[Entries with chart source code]
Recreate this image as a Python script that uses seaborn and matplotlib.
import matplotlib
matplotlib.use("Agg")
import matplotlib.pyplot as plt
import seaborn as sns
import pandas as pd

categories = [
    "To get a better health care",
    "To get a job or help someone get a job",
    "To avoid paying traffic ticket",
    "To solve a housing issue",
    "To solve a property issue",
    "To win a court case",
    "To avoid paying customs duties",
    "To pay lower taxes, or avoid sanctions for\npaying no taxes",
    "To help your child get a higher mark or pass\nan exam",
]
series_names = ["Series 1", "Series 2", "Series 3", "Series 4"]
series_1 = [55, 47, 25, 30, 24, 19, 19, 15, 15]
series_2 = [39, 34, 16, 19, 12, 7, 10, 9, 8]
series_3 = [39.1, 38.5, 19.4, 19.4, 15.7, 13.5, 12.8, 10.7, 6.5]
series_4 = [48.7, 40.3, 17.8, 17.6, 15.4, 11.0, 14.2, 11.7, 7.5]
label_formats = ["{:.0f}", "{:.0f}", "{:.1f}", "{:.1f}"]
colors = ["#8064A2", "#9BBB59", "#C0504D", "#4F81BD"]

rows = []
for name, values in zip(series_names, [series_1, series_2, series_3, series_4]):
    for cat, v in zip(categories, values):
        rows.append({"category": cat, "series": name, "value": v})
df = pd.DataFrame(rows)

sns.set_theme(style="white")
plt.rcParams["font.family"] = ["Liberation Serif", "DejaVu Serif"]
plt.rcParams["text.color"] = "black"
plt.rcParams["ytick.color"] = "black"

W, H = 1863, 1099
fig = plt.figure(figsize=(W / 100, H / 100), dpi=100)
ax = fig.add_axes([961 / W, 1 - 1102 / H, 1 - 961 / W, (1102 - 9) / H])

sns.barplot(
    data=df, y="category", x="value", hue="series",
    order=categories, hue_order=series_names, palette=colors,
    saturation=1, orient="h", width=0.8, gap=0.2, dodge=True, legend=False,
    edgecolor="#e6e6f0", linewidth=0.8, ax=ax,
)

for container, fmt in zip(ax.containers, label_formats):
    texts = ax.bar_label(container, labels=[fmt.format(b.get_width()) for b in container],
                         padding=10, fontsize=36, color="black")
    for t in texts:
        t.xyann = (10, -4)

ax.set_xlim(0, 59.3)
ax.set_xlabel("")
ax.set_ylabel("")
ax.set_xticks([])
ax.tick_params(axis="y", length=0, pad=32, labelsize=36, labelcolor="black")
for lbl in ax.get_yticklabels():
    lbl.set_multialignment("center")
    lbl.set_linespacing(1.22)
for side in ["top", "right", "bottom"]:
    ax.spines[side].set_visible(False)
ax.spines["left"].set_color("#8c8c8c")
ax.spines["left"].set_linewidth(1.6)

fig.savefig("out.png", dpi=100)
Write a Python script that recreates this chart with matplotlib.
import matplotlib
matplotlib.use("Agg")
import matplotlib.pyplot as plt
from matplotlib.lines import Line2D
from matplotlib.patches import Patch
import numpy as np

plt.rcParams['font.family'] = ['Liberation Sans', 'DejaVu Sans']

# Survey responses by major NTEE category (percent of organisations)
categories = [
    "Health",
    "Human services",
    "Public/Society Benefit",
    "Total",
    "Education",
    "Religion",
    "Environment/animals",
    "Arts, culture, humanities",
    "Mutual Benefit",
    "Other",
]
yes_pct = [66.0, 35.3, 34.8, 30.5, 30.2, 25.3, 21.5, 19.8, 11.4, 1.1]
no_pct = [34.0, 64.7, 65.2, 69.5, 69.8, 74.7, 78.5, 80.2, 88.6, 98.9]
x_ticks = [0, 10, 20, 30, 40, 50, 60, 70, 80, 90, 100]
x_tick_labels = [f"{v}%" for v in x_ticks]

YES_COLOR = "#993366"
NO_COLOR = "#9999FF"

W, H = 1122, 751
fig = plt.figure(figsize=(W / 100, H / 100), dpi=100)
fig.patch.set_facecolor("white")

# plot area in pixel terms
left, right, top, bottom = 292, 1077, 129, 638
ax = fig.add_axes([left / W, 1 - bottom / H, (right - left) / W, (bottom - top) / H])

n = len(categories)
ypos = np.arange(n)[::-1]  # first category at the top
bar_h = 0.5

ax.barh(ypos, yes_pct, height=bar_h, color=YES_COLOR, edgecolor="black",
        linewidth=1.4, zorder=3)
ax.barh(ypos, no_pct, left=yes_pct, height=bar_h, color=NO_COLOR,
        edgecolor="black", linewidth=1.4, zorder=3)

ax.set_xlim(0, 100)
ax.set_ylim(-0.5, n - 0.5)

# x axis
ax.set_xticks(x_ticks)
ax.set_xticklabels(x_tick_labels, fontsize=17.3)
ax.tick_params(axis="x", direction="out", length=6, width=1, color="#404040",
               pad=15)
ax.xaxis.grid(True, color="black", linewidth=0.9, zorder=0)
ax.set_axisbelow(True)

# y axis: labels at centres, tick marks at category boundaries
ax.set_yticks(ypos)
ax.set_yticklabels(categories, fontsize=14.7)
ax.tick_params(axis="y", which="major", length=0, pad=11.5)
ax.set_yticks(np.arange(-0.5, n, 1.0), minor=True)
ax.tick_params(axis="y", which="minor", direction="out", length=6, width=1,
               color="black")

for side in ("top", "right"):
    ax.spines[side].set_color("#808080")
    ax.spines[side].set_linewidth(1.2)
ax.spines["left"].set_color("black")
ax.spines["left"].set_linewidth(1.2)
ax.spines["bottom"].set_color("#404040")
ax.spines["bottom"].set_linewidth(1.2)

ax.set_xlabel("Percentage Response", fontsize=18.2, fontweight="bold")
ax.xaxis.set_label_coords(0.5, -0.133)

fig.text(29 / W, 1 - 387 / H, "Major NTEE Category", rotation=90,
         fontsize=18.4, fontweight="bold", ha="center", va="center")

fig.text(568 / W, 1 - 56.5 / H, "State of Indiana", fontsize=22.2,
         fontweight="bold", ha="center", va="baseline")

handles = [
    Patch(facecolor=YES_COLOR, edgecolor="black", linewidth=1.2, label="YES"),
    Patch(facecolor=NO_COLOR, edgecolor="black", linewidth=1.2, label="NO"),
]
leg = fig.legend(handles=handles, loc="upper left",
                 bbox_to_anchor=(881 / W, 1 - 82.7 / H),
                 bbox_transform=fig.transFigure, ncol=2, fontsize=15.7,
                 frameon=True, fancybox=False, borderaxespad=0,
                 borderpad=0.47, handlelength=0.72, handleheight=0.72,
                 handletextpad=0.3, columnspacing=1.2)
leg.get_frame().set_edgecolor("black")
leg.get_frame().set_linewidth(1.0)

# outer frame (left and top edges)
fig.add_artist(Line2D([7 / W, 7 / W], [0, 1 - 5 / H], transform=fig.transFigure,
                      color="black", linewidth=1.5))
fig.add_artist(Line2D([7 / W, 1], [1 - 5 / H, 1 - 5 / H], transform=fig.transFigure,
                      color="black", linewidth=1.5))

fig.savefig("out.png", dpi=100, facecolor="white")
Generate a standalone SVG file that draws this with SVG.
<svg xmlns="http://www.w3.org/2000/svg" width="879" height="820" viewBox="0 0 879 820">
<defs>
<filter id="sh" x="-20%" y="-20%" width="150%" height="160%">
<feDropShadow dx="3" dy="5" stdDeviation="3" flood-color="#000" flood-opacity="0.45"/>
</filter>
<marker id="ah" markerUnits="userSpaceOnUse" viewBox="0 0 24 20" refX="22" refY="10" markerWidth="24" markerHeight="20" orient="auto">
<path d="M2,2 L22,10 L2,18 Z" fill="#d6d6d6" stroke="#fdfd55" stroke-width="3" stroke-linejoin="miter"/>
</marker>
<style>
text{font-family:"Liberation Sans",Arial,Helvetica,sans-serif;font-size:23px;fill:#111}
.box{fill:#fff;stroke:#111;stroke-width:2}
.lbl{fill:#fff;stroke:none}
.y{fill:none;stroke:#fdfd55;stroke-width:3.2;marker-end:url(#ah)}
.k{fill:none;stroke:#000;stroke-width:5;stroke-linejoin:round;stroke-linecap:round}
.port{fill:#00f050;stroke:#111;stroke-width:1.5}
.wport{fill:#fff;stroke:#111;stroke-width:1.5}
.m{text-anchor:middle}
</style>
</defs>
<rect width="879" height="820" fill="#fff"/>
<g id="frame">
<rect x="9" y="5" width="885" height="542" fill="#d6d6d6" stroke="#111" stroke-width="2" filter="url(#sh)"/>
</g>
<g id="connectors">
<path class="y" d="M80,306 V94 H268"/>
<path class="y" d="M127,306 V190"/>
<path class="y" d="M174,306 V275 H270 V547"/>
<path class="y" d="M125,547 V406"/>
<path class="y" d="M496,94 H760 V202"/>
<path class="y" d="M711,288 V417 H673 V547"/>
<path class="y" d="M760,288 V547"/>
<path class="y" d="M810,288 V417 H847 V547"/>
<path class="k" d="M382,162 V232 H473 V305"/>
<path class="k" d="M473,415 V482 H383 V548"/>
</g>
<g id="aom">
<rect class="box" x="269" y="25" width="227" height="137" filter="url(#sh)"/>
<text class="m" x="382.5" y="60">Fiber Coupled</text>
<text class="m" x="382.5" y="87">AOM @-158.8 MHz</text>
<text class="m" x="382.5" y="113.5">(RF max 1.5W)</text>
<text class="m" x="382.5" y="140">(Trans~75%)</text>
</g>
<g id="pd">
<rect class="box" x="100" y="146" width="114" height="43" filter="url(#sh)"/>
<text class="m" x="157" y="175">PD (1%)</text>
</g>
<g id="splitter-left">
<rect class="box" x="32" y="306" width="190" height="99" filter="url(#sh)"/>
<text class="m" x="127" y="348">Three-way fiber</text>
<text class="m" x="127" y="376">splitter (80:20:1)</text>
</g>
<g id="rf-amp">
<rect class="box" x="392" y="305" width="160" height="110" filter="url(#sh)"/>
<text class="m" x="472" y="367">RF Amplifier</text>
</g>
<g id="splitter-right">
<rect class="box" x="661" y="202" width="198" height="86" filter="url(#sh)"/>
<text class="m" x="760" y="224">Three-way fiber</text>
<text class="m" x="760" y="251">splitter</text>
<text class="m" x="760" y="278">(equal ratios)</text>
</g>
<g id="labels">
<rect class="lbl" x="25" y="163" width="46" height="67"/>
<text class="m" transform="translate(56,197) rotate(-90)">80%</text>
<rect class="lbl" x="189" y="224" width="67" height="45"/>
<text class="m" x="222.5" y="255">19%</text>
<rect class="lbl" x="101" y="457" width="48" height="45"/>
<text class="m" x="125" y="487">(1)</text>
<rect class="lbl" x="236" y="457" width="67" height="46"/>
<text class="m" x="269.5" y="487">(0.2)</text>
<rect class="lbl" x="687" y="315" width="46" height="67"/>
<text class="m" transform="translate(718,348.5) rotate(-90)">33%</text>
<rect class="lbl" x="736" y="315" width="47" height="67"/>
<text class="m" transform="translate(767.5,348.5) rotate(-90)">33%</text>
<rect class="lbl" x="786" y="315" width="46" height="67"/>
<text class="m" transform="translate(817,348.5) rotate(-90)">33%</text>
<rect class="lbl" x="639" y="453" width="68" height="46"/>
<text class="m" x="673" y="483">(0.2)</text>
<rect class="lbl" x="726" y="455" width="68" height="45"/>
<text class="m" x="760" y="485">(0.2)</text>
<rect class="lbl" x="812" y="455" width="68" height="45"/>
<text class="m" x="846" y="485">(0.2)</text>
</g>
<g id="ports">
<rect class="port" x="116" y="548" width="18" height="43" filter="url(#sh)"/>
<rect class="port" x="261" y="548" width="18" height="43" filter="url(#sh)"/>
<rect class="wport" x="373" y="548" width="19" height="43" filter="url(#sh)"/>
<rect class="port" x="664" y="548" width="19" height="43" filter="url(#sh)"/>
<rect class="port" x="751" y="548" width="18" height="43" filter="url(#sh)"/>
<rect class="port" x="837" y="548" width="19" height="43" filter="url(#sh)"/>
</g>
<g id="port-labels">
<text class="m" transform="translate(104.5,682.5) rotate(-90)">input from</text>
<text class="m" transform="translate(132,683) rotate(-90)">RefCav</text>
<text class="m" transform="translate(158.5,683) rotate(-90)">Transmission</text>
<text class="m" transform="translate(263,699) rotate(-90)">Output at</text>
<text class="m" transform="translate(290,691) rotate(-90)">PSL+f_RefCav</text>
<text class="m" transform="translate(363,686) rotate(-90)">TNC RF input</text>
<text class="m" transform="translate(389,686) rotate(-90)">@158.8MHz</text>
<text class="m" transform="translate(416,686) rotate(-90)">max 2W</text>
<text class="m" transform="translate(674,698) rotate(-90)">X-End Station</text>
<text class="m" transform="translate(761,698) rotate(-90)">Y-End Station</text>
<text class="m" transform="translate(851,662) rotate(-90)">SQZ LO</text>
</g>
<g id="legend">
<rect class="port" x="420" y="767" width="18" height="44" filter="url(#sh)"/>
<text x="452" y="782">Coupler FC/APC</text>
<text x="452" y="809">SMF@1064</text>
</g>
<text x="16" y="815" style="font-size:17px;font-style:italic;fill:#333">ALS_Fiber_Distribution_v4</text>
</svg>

** Short problem **
What you return should be the lines from the start of the data through the line with "import pandas as pd", quoted exactly and nothing more.

** Completed task **
Recreate this image as a Python script that uses seaborn and matplotlib.
import matplotlib
matplotlib.use("Agg")
import matplotlib.pyplot as plt
import seaborn as sns
import pandas as pd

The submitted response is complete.